Number of Input Variables: Calculations involving more variables generally have more complex uncertainty propagation, as more sources of error can contribute.
Nature of the Uncertainty: Random errors are typically handled by the formulas above. Systematic errors require different analysis and might not propagate in the same way; they often need to be identified and corrected or accounted for separately.

Frequently Asked Questions (FAQ)

What’s the difference between absolute and relative uncertainty?

Absolute uncertainty is the uncertainty expressed in the same units as the measured quantity (e.g., ± 0.1 meters). Relative uncertainty is the ratio of the absolute uncertainty to the measured value, often expressed as a percentage (e.g., 0.1 m / 10 m = 0.01 or 1%). Relative uncertainty is useful for comparing the precision of measurements of different magnitudes.

Why does multiplication/division seem to increase uncertainty more?

For multiplication and division, the *relative* uncertainties of the inputs add in quadrature (like the Pythagorean theorem). If inputs have significant relative uncertainties, these get amplified in the result, especially if the result value is small.

My uncertainty calculation resulted in NaN. What does that mean?

‘NaN’ (Not a Number) usually indicates an invalid mathematical operation, such as dividing by zero, taking the square root of a negative number, or using non-numeric input. Check your input values and the selected operation for potential issues like zero denominators or negative inputs where they aren’t allowed.

Can I use this for complex functions with many variables?

This calculator is designed for basic binary operations (addition, subtraction, multiplication, division) and simple powers. For complex functions, you would need to apply the general formula using partial derivatives or use more advanced software. You can, however, chain calculations: calculate the uncertainty for one step, then use the result and its uncertainty as input for the next step.

What if my uncertainties are correlated?

This calculator assumes uncertainties are independent. Correlated uncertainties (e.g., due to a shared systematic error) require a different formula that includes a covariance term. Handling correlated uncertainties is more advanced and depends heavily on the specific source of correlation.

How should I round my final result and uncertainty?

A common practice is to round the uncertainty to one or two significant figures.
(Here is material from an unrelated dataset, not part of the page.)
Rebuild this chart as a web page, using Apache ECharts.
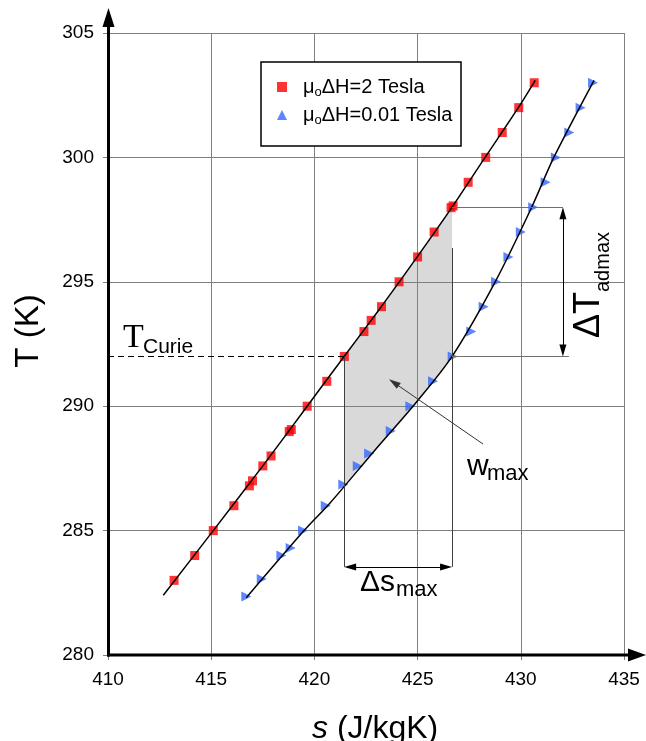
<!DOCTYPE html>
<html><head><meta charset="utf-8">
<script src="https://cdn.jsdelivr.net/npm/echarts@6/dist/echarts.min.js"></script>
<style>html,body{margin:0;padding:0;background:#fff}#c{width:646px;height:741px}</style>
</head><body><div id="c"></div>
<script>
// ---- data ----
const redS  = [413.2,414.2,415.1,416.1,416.85,417.0,417.5,417.9,418.78,418.88,419.65,420.6,421.45,422.4,422.75,423.25,424.1,425.0,425.8,426.62,426.72,427.45,428.3,429.1,429.9,430.65];
const redT  = [283.0,284.0,285.0,286.0,286.8,287.0,287.6,288.0,288.98,289.06,290.0,291.0,292.0,293.0,293.45,294.0,295.0,296.0,297.0,297.98,298.05,299.0,300.0,301.0,302.0,303.0];
const blueS = [416.7,417.45,418.4,418.85,419.45,420.55,421.4,422.1,422.65,423.7,424.65,425.75,426.7,427.6,428.2,428.8,429.4,430.0,430.6,431.2,431.7,432.35,432.9,433.5];
const blueT = [282.35,283.05,284.0,284.3,285.0,286.0,286.85,287.6,288.1,289.0,290.0,291.0,292.0,293.0,294.0,295.0,296.0,297.0,298.0,299.0,300.0,301.0,302.0,303.0];
const redCurveS  = [412.68,415.1,417.5,419.65,421.44,423.24,424.98,426.67,428.27,429.88,430.7];
const redCurveT  = [282.4,285.0,287.6,290.0,292.0,294.0,296.0,298.0,300.0,302.0,303.1];
const blueCurveS = [416.7,419.5,420.77,422.9,424.97,426.67,428.76,430.53,431.6,433.55];
const blueCurveT = [282.3,285.0,286.12,288.2,290.19,292.0,295.0,298.0,300.0,303.1];
const wRegion = [[421.44,292.0],[423.24,294.0],[424.98,296.0],[426.67,298.0],[426.67,292.0],[424.97,290.19],[422.9,288.2],[421.44,286.77]];
const xMin = 410, xMax = 435, xStep = 5;
const yMin = 280, yMax = 305, yStep = 5;
const nameRed = 'μoΔH=2 Tesla', nameBlue = 'μoΔH=0.01 Tesla';

const zip = (a, b) => a.map((v, i) => [v, b[i]]);
const FONT = 'Liberation Sans';
const chart = echarts.init(document.getElementById('c'), null, {renderer: 'canvas'});

const arrowEnd = (c) => ({coord: c, symbol: 'triangle', symbolSize: [7, 12]});
const plain = (c, extra) => Object.assign({coord: c, symbol: 'none'}, extra || {});

const option = {
  animation: false,
  backgroundColor: '#fff',
  grid: {left: 108, right: 22, top: 33, bottom: 86, containLabel: false},
  xAxis: {
    type: 'value', min: xMin, max: xMax, interval: xStep,
    axisLine: {show: false},
    axisTick: {show: true, length: 5, lineStyle: {color: '#808080'}},
    axisLabel: {margin: 15, fontSize: 19, fontFamily: FONT, color: '#000'},
    splitLine: {show: true, lineStyle: {color: '#808080', width: 1}}
  },
  yAxis: {
    type: 'value', min: yMin, max: yMax, interval: yStep,
    axisLine: {show: false},
    axisTick: {show: true, length: 5, lineStyle: {color: '#808080'}},
    axisLabel: {margin: 14, fontSize: 19, fontFamily: FONT, color: '#000'},
    splitLine: {show: true, lineStyle: {color: '#808080', width: 1}}
  },
  legend: {
    data: [nameRed, {name: nameBlue, icon: 'triangle'}],
    orient: 'vertical', left: 277, top: 77, padding: 0,
    itemWidth: 10, itemHeight: 10, itemGap: 6,
    symbolRotate: 0, selectedMode: false, z: 5,
    formatter: n => (n === nameRed ? '{sp| }{m|μ}{o|o}{m|ΔH=2 Tesla}' : '{sp| }{m|μ}{o|o}{m|ΔH=0.01 Tesla}'),
    textStyle: {
      rich: {
        sp: {width: 11},
        m: {fontSize: 20, fontFamily: FONT, lineHeight: 24, color: '#000'},
        o: {fontSize: 13, fontFamily: FONT, lineHeight: 20, verticalAlign: 'bottom', color: '#000'}
      }
    }
  },
  series: [
    {
      type: 'custom', silent: true, z: 1,
      data: [wRegion[0]],
      renderItem: (p, api) => ({
        type: 'polygon',
        shape: {points: wRegion.map(q => api.coord(q))},
        style: {fill: 'rgba(128,128,128,0.3)'}
      })
    },
    {
      name: nameRed, type: 'scatter', z: 3, symbol: 'rect', symbolSize: 9,
      itemStyle: {color: '#ff0000'},
      data: zip(redS, redT)
    },
    {
      name: nameBlue, type: 'scatter', z: 3, symbol: 'triangle', symbolRotate: -90, symbolSize: 10,
      itemStyle: {color: '#3366ff'},
      data: zip(blueS, blueT)
    },
    {
      name: 'fit2', type: 'line', z: 4, smooth: 0.3, showSymbol: false, silent: true,
      lineStyle: {color: '#000', width: 1.5},
      data: zip(redCurveS, redCurveT),
      markLine: {
        silent: true, animation: false, symbol: ['none', 'none'],
        label: {show: false},
        lineStyle: {color: '#000', width: 1, type: 'solid'},
        emphasis: {disabled: true},
        data: [
          [plain([410, 292], {lineStyle: {type: [6, 4], color: '#000', width: 1}}), plain([421.44, 292])],
          [plain([421.44, 292], {lineStyle: {color: '#404040', width: 1}}), plain([421.44, 283.54])],
          [plain([426.67, 296.36], {lineStyle: {color: '#404040', width: 1}}), plain([426.67, 283.54])],
          [plain([426.67, 298], {lineStyle: {color: '#707070', width: 1}}), plain([432.04, 298])],
          [plain([426.67, 292], {lineStyle: {color: '#707070', width: 1}}), plain([432.33, 292])],
          [arrowEnd([432.04, 292.24]), arrowEnd([432.04, 297.76])],
          [arrowEnd([421.73, 283.54]), arrowEnd([426.38, 283.54])],
          [plain([428.17, 288.48], {lineStyle: {color: '#333', width: 1}}), arrowEnd([423.85, 290.95])]
        ]
      }
    },
    {
      name: 'fit001', type: 'line', z: 4, smooth: 0.3, showSymbol: false, silent: true,
      lineStyle: {color: '#000', width: 1.5},
      data: zip(blueCurveS, blueCurveT)
    }
  ],
  graphic: [
    {type: 'rect', z: 2, shape: {x: 261, y: 62, width: 200, height: 84}, style: {fill: '#fff', stroke: '#000', lineWidth: 1.5}},
    {type: 'line', z: 10, shape: {x1: 108.5, y1: 656.5, x2: 108.5, y2: 24}, style: {stroke: '#000', lineWidth: 3}},
    {type: 'polygon', z: 10, shape: {points: [[108.5, 8], [102.5, 27], [114.5, 27]]}, style: {fill: '#000'}},
    {type: 'line', z: 10, shape: {x1: 107, y1: 655, x2: 630, y2: 655}, style: {stroke: '#000', lineWidth: 3}},
    {type: 'polygon', z: 10, shape: {points: [[646, 655], [628, 648.5], [628, 661.5]]}, style: {fill: '#000'}},
    {type: 'text', z: 10, x: 28.6, y: 331, rotation: Math.PI / 2,
      style: {text: 'T (K)', fontSize: 33, fontFamily: FONT, fill: '#000', align: 'center', verticalAlign: 'middle'}},
    {type: 'text', z: 10, x: 312, y: 729,
      style: {text: '{i|s}{n| (J/kgK)}', align: 'left', verticalAlign: 'middle',
        rich: {i: {fontSize: 32, fontFamily: FONT, fontStyle: 'italic', fill: '#000'}, n: {fontSize: 32, fontFamily: FONT, fill: '#000'}}}},
    {type: 'text', z: 10, x: 123, y: 338.5,
      style: {text: 'T', fontSize: 34, fontFamily: 'Liberation Serif', fill: '#000', align: 'left', verticalAlign: 'middle'}},
    {type: 'text', z: 10, x: 143, y: 347.7,
      style: {text: 'Curie', fontSize: 21, fontFamily: FONT, fill: '#000', align: 'left', verticalAlign: 'middle'}},
    {type: 'text', z: 10, x: 467, y: 466.6,
      style: {text: 'w', fontSize: 30, fontFamily: FONT, fill: '#000', align: 'left', verticalAlign: 'middle'}},
    {type: 'text', z: 10, x: 487, y: 474.4,
      style: {text: 'max', fontSize: 22, fontFamily: FONT, fill: '#000', align: 'left', verticalAlign: 'middle'}},
    {type: 'text', z: 10, x: 360, y: 582.6,
      style: {text: 'Δs', fontSize: 30, fontFamily: FONT, fill: '#000', align: 'left', verticalAlign: 'middle'}},
    {type: 'text', z: 10, x: 396, y: 590.4,
      style: {text: 'max', fontSize: 22, fontFamily: FONT, fill: '#000', align: 'left', verticalAlign: 'middle'}},
    {type: 'text', z: 10, x: 589.5, y: 338, rotation: Math.PI / 2,
      style: {text: 'ΔT', fontSize: 36, fontFamily: FONT, fill: '#000', align: 'left', verticalAlign: 'middle'}},
    {type: 'text', z: 10, x: 603.1, y: 292, rotation: Math.PI / 2,
      style: {text: 'admax', fontSize: 20, fontFamily: FONT, fill: '#000', align: 'left', verticalAlign: 'middle'}}
  ]
};
chart.setOption(option);
</script>
</body></html>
Then, round the result value to the same decimal place as the uncertainty. For example, if the result is 12.345 and the uncertainty is 0.583, round the uncertainty to 0.6 and the result to 12.3, giving 12.3 ± 0.6.

What does the chart show?

The chart typically visualizes the contribution of each input’s uncertainty to the overall result uncertainty. For example, in multiplication or division, it might show the relative uncertainties of the inputs. For addition/subtraction, it might show the squares of the absolute uncertainties. This helps identify which input measurement is most critical for the final precision.

Where do I get the uncertainty values (ΔX, ΔY)?

Uncertainties come from several sources:

Instrument Specification: Manufacturer’s stated precision (e.g., ± 0.01 cm for a digital caliper).
Reading Uncertainty: Half the smallest division on an analog scale or the resolution of a digital display.
Repeatability: Variability observed when repeating a measurement multiple times under the same conditions.
Environmental Factors: Fluctuations in temperature, pressure, etc.
Calibration Standards: Uncertainty associated with reference standards used.

Often, the largest source of uncertainty dictates the overall uncertainty.